Unter dem abgedroschenen Titel „Berlin Alexanderplatz“ verkauft Rossmann eine CD mit eher altbackenen Liedern. Der Text im dazugehörigen Werbeprospekt hat es allerdings in sich: „Diese CD führt Sie zurück in das turbulente Leben dieser reizvollen Stadt während der 30er- und 40er-Jahre. Mit Lale Andersen, Marlene Dietrich, Comedian Harmonists u. v. a.“

Nun, es wird schon reichlich turbulent gewesen sein, das Leben in dieser reizvollen Stadt Berlin – besonders in den 30er- und 40er-Jahren. Hier ein Reichstagsbrand, dort eine Bücherverbrennung, alle Nase lang Hausdurchsuchungen, Deportationen in Konzentrationslager und schließlich Krieg, Bomben und der Zusammenbruch. Viele Interpreten der erwähnten CD wurden übrigens von den Machern der turbulenten Lebensumstände daran gehindert, weiter aufzutreten und ihre Lieder zu singen, oder gleich zur Emigration gezwungen.

So viel Unerfahrenheit erschreckt – selbst wenn es sich lediglich um einen Werbeprospekt handelt.

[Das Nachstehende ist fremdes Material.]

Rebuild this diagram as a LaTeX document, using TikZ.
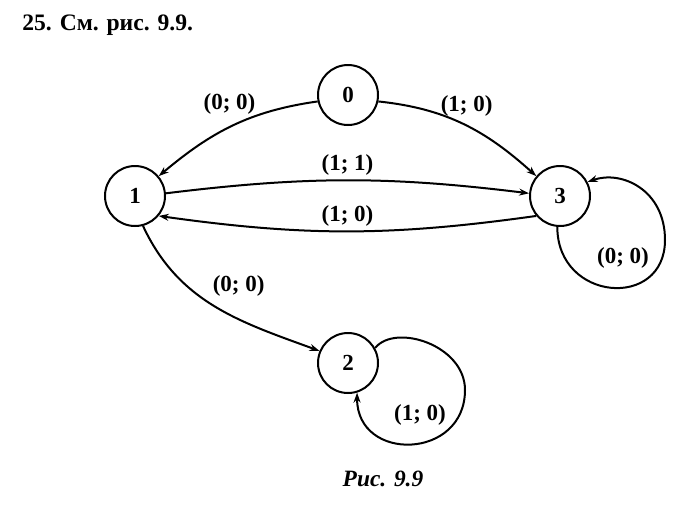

Dabei hätten dessen wenig kreative Autoren womöglich sogar im Hause Rossmann selbst Hilfe gefunden. Denn die Kundenzeitschrift des Drogeriediscounters mit dem Centaurenlogo hat sogar einmal eine lobende Erwähnung des Vereins Deutsche Sprache erhalten – weil es das Wort „Peeling“ durch „Rubbelcreme“ ersetzte. Vielleicht sollte Rossmann ja künftige Reklameprosa von den Mitarbeitern der Firmenzeitschrift machen lassen. Die scheinen immerhin beim Schreiben mitzudenken.